Chennai is vibrant with activity across all sectors but demand from the information technology sector was emerging as the key factor driving demand and leading to a visible increase in the real estate activity.
IT sector has a spin off to the residential developments in the southern suburbs of the city as well.
With the geographical growth of the city there is a need for integrated developments offering good quality life and neighbourhood with workplaces and shopping etc in the same premises, according to a report released by Trammell Crow Meghraj Property Consultants.
More than 20 major residential projects are coming up in Velachery and Perangudi side.
Middle and high segment housing will see more than 2000 dwelling units coming into the market in the next two years.
If the Mahindra city and Singapore Township were taken into account, another 3000 units would be added by the year 2007-08. In commercial sector, more than 15 million sft of A-grade space was expected to be added in the next two years.

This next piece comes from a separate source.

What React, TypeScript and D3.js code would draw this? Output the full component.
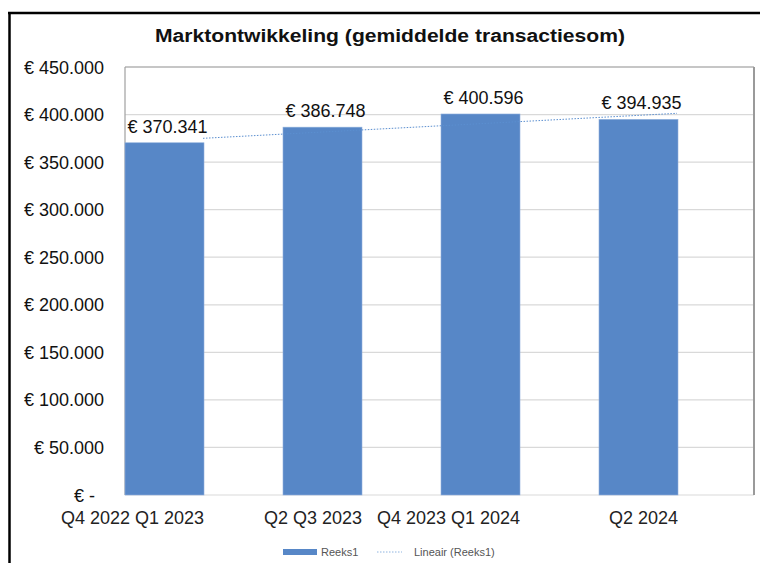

Owing to the rising presence of an increasing number of IT and ITES companies in the southern part of Chennai, there was strong demand in areas like Velachery, Perungudi, and Thiruvanmiyur for budget apartments to house employees and for top-end residences for the senior company executives.
The year 2004 was the best year in terms of absorption and price increase in the last eight years in the Chennai residential market.
The market witnessed an 8-15 per cent increase in capital and rental values in almost all the residential micro-markets.
With the development of the IT corridor on the Old Mahabalipuram Road, Velachery and Perungudi had become a preferred destination for many new generation software professionals.
According to the report, IT sector growth in India in general had emerged as a driver for boosting real estate development in all sectors.
In most cities, rising costs driven by growing demand for large volumes of world class commercial spaces, had led IT companies to move away from the traditional CBD areas to fringe areas, where new developments could take place at lower prices while offering a more green and better ambience.
Creation of these large commercial districts had simultaneously triggered off the development of supporting residential areas to cater to the needs of the work force employed in the commercial sub-CBDs in the vicinity.
After this initial cycle, the image of these new areas had been enhanced, leading to escalated demand in these areas giving further impetus to real estate growth.
The city structure in both cases has responded to the trends in the real estate market with initiatives from the State governance following subsequently.
This has led to some problems of infrastructure management in the initial phases. The trend of formation of townships at the periphery of existing metropolitan cities has become a national urbanisation phenomenon, showing signs of an emerging successful urban model.